→ **Data**:
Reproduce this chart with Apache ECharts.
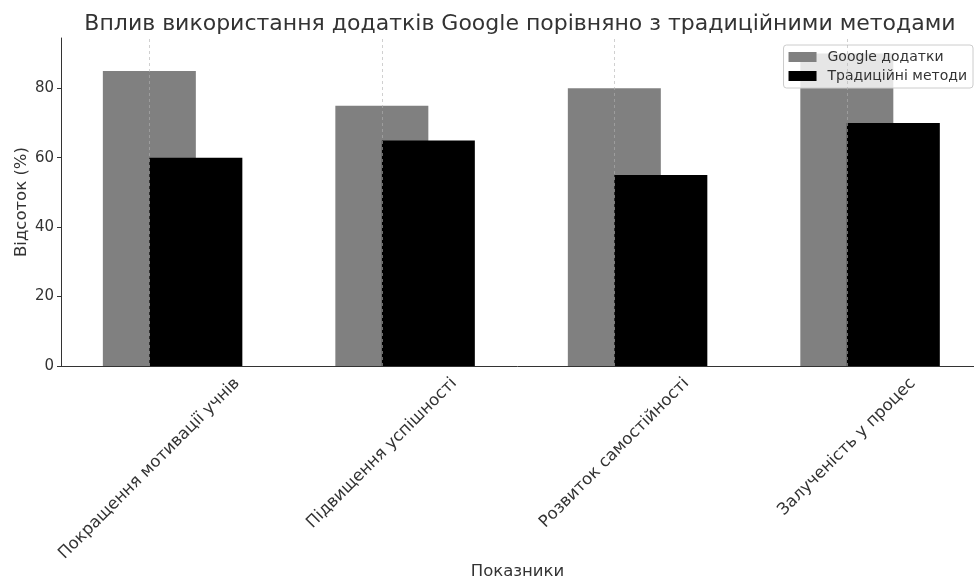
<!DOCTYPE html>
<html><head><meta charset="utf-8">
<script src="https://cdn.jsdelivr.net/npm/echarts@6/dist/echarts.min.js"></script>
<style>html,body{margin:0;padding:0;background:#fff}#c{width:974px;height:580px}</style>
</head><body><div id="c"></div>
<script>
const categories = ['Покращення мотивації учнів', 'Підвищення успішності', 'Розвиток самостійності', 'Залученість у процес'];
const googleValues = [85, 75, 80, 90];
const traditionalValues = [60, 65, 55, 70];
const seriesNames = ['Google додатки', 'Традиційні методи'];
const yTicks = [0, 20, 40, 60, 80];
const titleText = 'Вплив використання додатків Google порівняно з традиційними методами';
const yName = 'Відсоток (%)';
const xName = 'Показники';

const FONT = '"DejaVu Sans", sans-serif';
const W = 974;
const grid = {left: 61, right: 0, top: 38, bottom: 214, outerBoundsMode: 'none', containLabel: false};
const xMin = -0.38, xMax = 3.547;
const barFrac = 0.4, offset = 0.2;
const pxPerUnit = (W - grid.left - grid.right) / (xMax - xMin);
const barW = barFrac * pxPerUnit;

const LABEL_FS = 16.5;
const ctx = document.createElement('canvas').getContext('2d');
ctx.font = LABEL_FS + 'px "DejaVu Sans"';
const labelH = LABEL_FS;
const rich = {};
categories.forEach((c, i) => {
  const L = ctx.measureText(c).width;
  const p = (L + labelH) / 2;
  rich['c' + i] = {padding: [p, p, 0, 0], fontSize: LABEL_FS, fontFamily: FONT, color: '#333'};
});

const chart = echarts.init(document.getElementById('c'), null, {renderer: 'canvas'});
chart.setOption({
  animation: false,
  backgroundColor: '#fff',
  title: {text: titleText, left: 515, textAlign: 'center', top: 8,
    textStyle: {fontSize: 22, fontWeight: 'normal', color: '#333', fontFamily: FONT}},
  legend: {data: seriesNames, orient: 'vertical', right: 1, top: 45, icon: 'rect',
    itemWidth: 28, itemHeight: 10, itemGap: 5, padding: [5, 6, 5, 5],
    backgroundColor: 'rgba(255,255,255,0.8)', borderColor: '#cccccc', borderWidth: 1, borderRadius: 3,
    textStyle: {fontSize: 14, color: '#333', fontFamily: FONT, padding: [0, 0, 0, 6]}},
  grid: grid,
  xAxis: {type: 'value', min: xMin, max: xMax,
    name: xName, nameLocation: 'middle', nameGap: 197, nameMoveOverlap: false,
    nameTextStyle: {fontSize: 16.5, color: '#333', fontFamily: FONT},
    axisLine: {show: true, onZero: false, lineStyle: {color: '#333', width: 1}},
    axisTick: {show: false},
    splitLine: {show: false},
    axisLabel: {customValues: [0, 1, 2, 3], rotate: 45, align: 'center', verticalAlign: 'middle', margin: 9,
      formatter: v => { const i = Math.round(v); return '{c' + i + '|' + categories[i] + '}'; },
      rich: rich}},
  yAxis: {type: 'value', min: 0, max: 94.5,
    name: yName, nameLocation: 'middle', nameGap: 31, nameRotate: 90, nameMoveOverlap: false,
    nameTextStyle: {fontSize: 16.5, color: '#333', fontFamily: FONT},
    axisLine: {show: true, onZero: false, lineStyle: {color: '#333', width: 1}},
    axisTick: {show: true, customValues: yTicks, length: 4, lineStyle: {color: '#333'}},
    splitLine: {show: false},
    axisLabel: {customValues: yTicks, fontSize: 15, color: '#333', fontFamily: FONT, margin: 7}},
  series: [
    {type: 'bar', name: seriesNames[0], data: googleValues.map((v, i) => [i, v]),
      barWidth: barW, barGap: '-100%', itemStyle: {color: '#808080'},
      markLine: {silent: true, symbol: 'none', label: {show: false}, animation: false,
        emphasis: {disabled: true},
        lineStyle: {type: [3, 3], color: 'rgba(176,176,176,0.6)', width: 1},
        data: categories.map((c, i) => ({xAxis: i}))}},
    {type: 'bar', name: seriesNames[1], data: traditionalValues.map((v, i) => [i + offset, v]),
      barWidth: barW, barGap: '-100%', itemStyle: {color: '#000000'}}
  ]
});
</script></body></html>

→ **The request**: Leave out the pictures, then repeat the listing above exactly from its first line to the line with "const barW = barFrac * pxPerUnit;", inclusive.

→ **In response**:
Reproduce this chart with Apache ECharts.
<!DOCTYPE html>
<html><head><meta charset="utf-8">
<script src="https://cdn.jsdelivr.net/npm/echarts@6/dist/echarts.min.js"></script>
<style>html,body{margin:0;padding:0;background:#fff}#c{width:974px;height:580px}</style>
</head><body><div id="c"></div>
<script>
const categories = ['Покращення мотивації учнів', 'Підвищення успішності', 'Розвиток самостійності', 'Залученість у процес'];
const googleValues = [85, 75, 80, 90];
const traditionalValues = [60, 65, 55, 70];
const seriesNames = ['Google додатки', 'Традиційні методи'];
const yTicks = [0, 20, 40, 60, 80];
const titleText = 'Вплив використання додатків Google порівняно з традиційними методами';
const yName = 'Відсоток (%)';
const xName = 'Показники';

const FONT = '"DejaVu Sans", sans-serif';
const W = 974;
const grid = {left: 61, right: 0, top: 38, bottom: 214, outerBoundsMode: 'none', containLabel: false};
const xMin = -0.38, xMax = 3.547;
const barFrac = 0.4, offset = 0.2;
const pxPerUnit = (W - grid.left - grid.right) / (xMax - xMin);
const barW = barFrac * pxPerUnit;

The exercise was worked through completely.